Center for Community Change

Our History

The Center, founded in 1968, grew out of a powerful combination of ideas and events in the 1960s. Many important partners, including the Robert F. Kennedy Memorial Fund, the Ford Foundation, and leaders of the United Auto Workers, made the Center for Community Change a reality.

From the very beginning, the Center’s purpose has been to help establish and develop community organizations across the country, “bring attention to major national issues related to poverty,” and “help insure that government programs are responsive to community needs.”
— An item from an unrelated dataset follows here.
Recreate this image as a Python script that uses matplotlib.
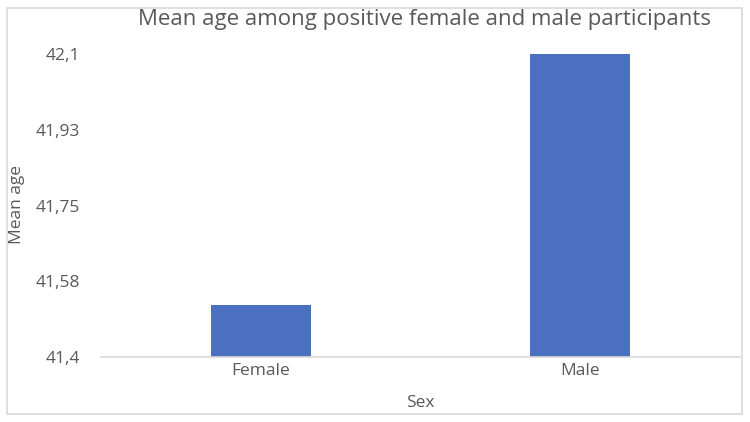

The Center has a deep and active history in community organizing in all low-income communities,encompassing urban and rural areas, and African American, Latino, Native American, Asian American, and immigrant communities. Over the years, the Center has nurtured thousands of local groups and leaders. In addition, the Center has catalyzed grassroots coalitions that were instrumental in the creation of the federal Food Stamps Program, the enactment of the Community Reinvestment Act, the growth of Community Development Corporations, and the large-scale preservation of affordable housing. National organizations incubated by the Center include:

* The Coalition on Human Needs * The Workforce Alliance * The Environmental Support Center * The Rural Coalition * The National Committee for Responsive Philanthropy * The National Campaign for Jobs and Income Support

Throughout our history, the Center has provided policy and organizing expertise on a range of issue areas, including: community reinvestment, affordable and public housing, transportation, income support and job creation, economic development and housing production, hunger and malnutrition, immigrant rights and legislation, and community monitoring efforts to hold government agencies accountable to residents.

Today the Center is a diverse and vibrant organization building on its original mission and the lessons of over three decades of national policy and community organizing efforts, in order to actively engage with community-based organizations and their allies to forge a hopeful path to the future.